Is it good? Is it bad? A man who occupies a very important office clearly thinks it makes him look good, so that's the starting point as your brain starts putting things together. Are the men ashamed of themselves and him, or embarrassed for her? Is the look on his face a petulant sneer or is it disappointment? Is she stern or shrill?
If you're on his side to begin with, the answers are as obvious to you as other answers are to people who are sensibly against him.
And if you somehow had a completely neutral view on the whole thing, the fact that he tweeted it out is a powerful suggestion that it's good for him.
Think this technique doesn't work?
Maybe you remember this tweet.
Sexton was talking about the infamous Trump Tower meeting. That was the day that Donald, Jr., released the entire email chain that laid the whole thing out bare. It was a mind-boggling move that left investigators and commentators stunned.
In MAGA Country, though, Sexton's tweet was read as an admission of defeat. They believed that the release of the emails was a masterstroke and that Young Master Trump had outfoxed them all with a single move, leaving Sexton both "owned" and "rekt" in the process.
The same technique was used in Gamergate over and over again. Every single "smoking gun" that they circulated on Twitter was a link to a screenshot or archive that showed something completely innocuous or even the exact opposite of what they said, but the tweets where it was shared would say "proof of journalistic collusion!" or "another journalist saying gamers are dead!" Prime the reader, show them something that has, you know, words in it, which if the right ones jump out at you and you ignore the rest of them, they seem to support the desired conclusion, and let the extremely fallible human brain do the rest.

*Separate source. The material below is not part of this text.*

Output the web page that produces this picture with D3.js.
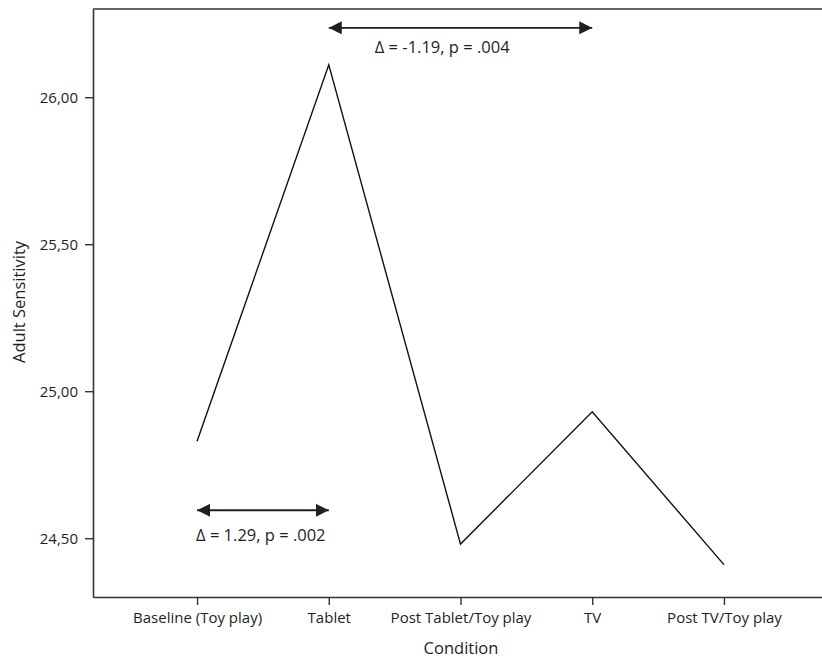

For that matter, think of how often the right held up Kavanaugh's calendars as evidence of his innocence. Why would he offer them, if they didn't exonerate him? The fact that he offered them up was taken as a strong suggestion that they were important and that they were exculpatory.
Sure, releasing the photo or the letter or the transcript opens Trump up to both ridicule and in at least two of those three cases potential legal liability, but from his point of view it's not likely to lose him support. His followers will accept his framing. Anyone undecided now has two frames to contend with.
And ridicule is something he can work with. He doesn't like it, but he knows what to do with it: use it. Turn it around and push it onto his followers. "They're making fun of you. They think you're stupid and deplorable. They are laughing at the forgotten man. I alone love you. I alone can save you from the mockery of the elites."
He understands possibly more so than anyone in politics right now how much perception is fluid and subjective. His working theory is that it doesn't matter what crimes he pins on himself or blunders he reveals, so long as he can control how they're framed.
So far? So far it's worked for him, at least well enough for him to keep doing it.
Only time will tell how long he can keep it up.